━━ THE RECORDS
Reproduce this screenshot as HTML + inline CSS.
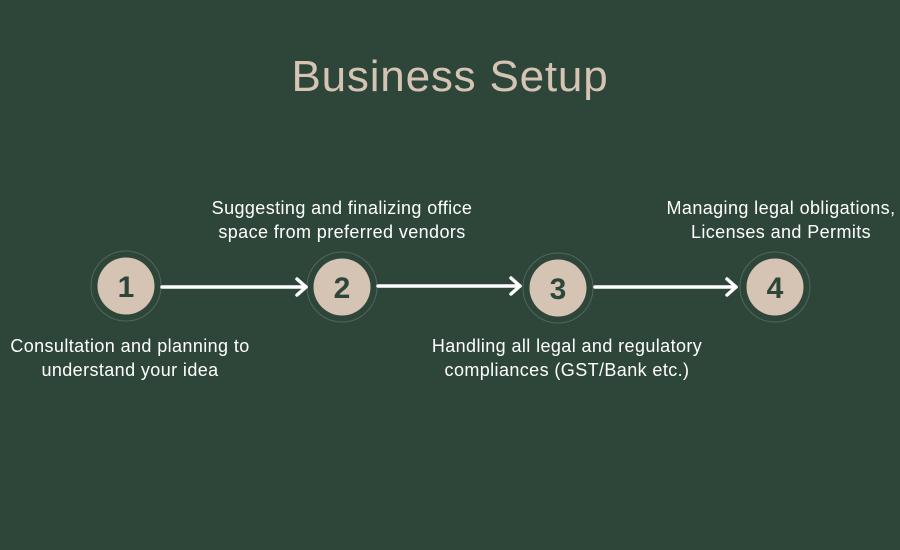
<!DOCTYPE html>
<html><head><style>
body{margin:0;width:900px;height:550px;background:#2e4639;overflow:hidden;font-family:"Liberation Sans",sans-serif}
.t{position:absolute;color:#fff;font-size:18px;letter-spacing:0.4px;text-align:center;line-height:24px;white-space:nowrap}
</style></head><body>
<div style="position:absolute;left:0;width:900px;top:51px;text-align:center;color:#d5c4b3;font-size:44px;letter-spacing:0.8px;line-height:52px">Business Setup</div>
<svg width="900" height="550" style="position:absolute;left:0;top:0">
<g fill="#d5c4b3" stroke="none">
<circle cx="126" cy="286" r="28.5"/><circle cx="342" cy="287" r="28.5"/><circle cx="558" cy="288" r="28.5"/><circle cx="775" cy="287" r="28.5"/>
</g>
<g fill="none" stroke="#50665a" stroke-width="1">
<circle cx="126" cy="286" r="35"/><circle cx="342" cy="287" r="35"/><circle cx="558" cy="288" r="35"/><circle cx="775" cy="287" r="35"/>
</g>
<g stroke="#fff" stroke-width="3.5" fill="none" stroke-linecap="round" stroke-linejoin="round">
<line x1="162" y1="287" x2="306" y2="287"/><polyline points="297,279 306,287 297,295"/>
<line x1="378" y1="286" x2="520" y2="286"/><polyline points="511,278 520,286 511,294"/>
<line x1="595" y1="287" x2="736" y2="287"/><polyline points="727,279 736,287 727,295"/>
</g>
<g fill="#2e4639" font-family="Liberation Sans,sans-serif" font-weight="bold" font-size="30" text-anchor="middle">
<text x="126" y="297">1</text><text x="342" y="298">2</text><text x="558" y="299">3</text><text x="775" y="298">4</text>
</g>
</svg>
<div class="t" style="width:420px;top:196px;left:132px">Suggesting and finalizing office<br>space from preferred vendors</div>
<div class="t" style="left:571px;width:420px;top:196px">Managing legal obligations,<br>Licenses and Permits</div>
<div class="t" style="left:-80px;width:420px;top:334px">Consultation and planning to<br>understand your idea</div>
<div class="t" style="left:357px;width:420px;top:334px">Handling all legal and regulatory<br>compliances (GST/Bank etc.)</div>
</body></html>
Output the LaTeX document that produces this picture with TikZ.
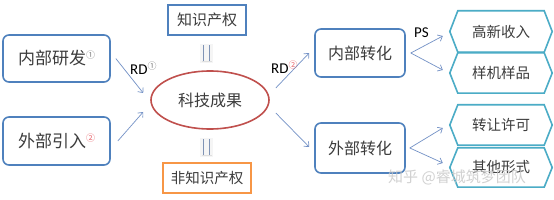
━━━━
_DIRECTIONS_
Images must not appear in the copy; reproduce everything else in the records verbatim.

_SOLUTION FOR THIS PROBLEM_
Reproduce this screenshot as HTML + inline CSS.
<!DOCTYPE html>
<html><head><style>
body{margin:0;width:900px;height:550px;background:#2e4639;overflow:hidden;font-family:"Liberation Sans",sans-serif}
.t{position:absolute;color:#fff;font-size:18px;letter-spacing:0.4px;text-align:center;line-height:24px;white-space:nowrap}
</style></head><body>
<div style="position:absolute;left:0;width:900px;top:51px;text-align:center;color:#d5c4b3;font-size:44px;letter-spacing:0.8px;line-height:52px">Business Setup</div>
<svg width="900" height="550" style="position:absolute;left:0;top:0">
<g fill="#d5c4b3" stroke="none">
<circle cx="126" cy="286" r="28.5"/><circle cx="342" cy="287" r="28.5"/><circle cx="558" cy="288" r="28.5"/><circle cx="775" cy="287" r="28.5"/>
</g>
<g fill="none" stroke="#50665a" stroke-width="1">
<circle cx="126" cy="286" r="35"/><circle cx="342" cy="287" r="35"/><circle cx="558" cy="288" r="35"/><circle cx="775" cy="287" r="35"/>
</g>
<g stroke="#fff" stroke-width="3.5" fill="none" stroke-linecap="round" stroke-linejoin="round">
<line x1="162" y1="287" x2="306" y2="287"/><polyline points="297,279 306,287 297,295"/>
<line x1="378" y1="286" x2="520" y2="286"/><polyline points="511,278 520,286 511,294"/>
<line x1="595" y1="287" x2="736" y2="287"/><polyline points="727,279 736,287 727,295"/>
</g>
<g fill="#2e4639" font-family="Liberation Sans,sans-serif" font-weight="bold" font-size="30" text-anchor="middle">
<text x="126" y="297">1</text><text x="342" y="298">2</text><text x="558" y="299">3</text><text x="775" y="298">4</text>
</g>
</svg>
<div class="t" style="width:420px;top:196px;left:132px">Suggesting and finalizing office<br>space from preferred vendors</div>
<div class="t" style="left:571px;width:420px;top:196px">Managing legal obligations,<br>Licenses and Permits</div>
<div class="t" style="left:-80px;width:420px;top:334px">Consultation and planning to<br>understand your idea</div>
<div class="t" style="left:357px;width:420px;top:334px">Handling all legal and regulatory<br>compliances (GST/Bank etc.)</div>
</body></html>
Output the LaTeX document that produces this picture with TikZ.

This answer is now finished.